In der NS-Zeit war die Firmenleitung „regierungszugewandt“, so ist es in einer Unternehmenschronik, die die Gemeinde Plüderhausen 2004 herausgegeben hat, vermerkt. Direktor Otto Bott war Ortsgruppenleiter der NSDAP von Plüderhausen. Sein Mit-Direktor Philipp Palm leitete die Fachgruppe „Nährmittel“ im Reichswirtschaftsministerium. In den Werken des Konzerns wurden auch Zwangsarbeiter eingesetzt. Man profitierte vom Krieg, denn es gab behördliche Produktionsaufträge zur Versorgung von Zivilbevölkerung und Militär.

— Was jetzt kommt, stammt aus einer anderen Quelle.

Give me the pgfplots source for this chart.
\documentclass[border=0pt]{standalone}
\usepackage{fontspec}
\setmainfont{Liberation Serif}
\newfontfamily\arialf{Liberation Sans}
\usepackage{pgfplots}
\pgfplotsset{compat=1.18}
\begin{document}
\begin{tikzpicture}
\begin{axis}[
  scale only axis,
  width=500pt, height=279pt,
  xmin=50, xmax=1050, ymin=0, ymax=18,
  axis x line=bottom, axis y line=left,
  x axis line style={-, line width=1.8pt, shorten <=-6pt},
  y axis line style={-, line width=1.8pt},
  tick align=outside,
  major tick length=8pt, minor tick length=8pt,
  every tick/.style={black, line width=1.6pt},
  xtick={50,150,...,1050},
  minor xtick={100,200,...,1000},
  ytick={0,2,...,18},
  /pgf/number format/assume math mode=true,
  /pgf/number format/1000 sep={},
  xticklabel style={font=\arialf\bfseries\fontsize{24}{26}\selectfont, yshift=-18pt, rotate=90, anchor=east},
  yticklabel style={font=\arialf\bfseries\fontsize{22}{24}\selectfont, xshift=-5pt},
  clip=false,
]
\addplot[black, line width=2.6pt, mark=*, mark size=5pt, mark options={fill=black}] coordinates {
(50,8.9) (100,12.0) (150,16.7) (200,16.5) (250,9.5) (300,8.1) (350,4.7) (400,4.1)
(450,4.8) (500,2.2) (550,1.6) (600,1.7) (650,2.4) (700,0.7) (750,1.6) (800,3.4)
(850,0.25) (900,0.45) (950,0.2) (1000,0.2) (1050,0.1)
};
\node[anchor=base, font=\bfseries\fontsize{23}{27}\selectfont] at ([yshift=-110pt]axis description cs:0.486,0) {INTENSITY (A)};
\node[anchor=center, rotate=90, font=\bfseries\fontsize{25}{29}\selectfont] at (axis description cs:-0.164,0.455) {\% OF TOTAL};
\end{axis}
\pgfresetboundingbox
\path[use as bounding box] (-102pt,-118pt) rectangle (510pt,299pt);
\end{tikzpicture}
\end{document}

Luftangriffe der Alliierten trafen vor allem Kassel schwer. Dort musste aufgrund von schweren Zerstörungen die Produktion stillgelegt werden. Die Maschinen wurden nach Gerabronn geschafft, schließlich wurde die gesamte Produktion nach Süddeutschland verlegt. Die Hauptverwaltung wechselte nach Plüderhausen.
Zerstörungen durch US-Dynamit
Im Sommer 1945 wurde das Gera-bronner Werk, bislang unbeschädigt, durch eine Dynamitexplosion in einem nahe gelegenen Depot der Amerikaner schwer in Mitleidenschaft gezogen. Die Kriegsverluste des Unternehmens wurden insgesamt auf sechs Millionen Mark beziffert.
Staatliche Stellen drängten nach 1945 auf Wiederherstellung und Vergrößerung der Fabriken, um die Bevölkerung zu versorgen. Doch den Werken mangelte es bis 1946 an Rohstoffen. Mit der Erholung der Produktion ging aber auch eine zunehmende Ablehnung von reinen Kohlehydraterzeugnissen in der Bevölkerung parallel – Fleisch und Fett sollten endlich wieder auf den Küchenzettel.
Mangelnder Absatz führte zu einer ersten Schließung des Gerabronner Werks Ende 1950, Kassel produzierte weiter Suppenwürze und Paniermehl, Gerabronn versuchte sich mit dem neuen Produkt „Kälberin“, einem Jungtierfutter. Auch Schüle wackelte wirtschaftlich und versuchte mit – heute seltenen und begehrten – Sammelbildern und Quartettkarten als Zugaben Kunden zu gewinnen. Es haperte aber deutlich an der Werbung für die Produkte.
Aktionäre verlieren Millionen
Im Jahr 1953 wurde die Produktion in Kassel und Gerabronn eingestellt. Der Konzern wollte sich ausschließlich auf die Teigwarenproduktion konzentrieren. Die Gläubiger hielten zunächst zwar still, doch am 27. Januar 1954 war auf den Beschluss der Aktionäre hin Schluss mit der „Schüle Hohenlohe AG“: Mit sieben Millionen Mark an Verbindlichkeiten, davon 4,7 Millionen Bankschulden. Die Aktionäre verloren über zwei Millionen an angelegtem Kapital.
Der Konkurrent Birkel in Endersbach – rund 20 Kilometer von Plüderhausen entfernt – übernahm Warenzeichen, Außendienst, Verkauf und einige Packerinnen von Schüle. Die Warenzeichen des Zweigs Haferflocken wurden von „Mondamin“ übernommen, heute eine Marke der britischen „Unilever“.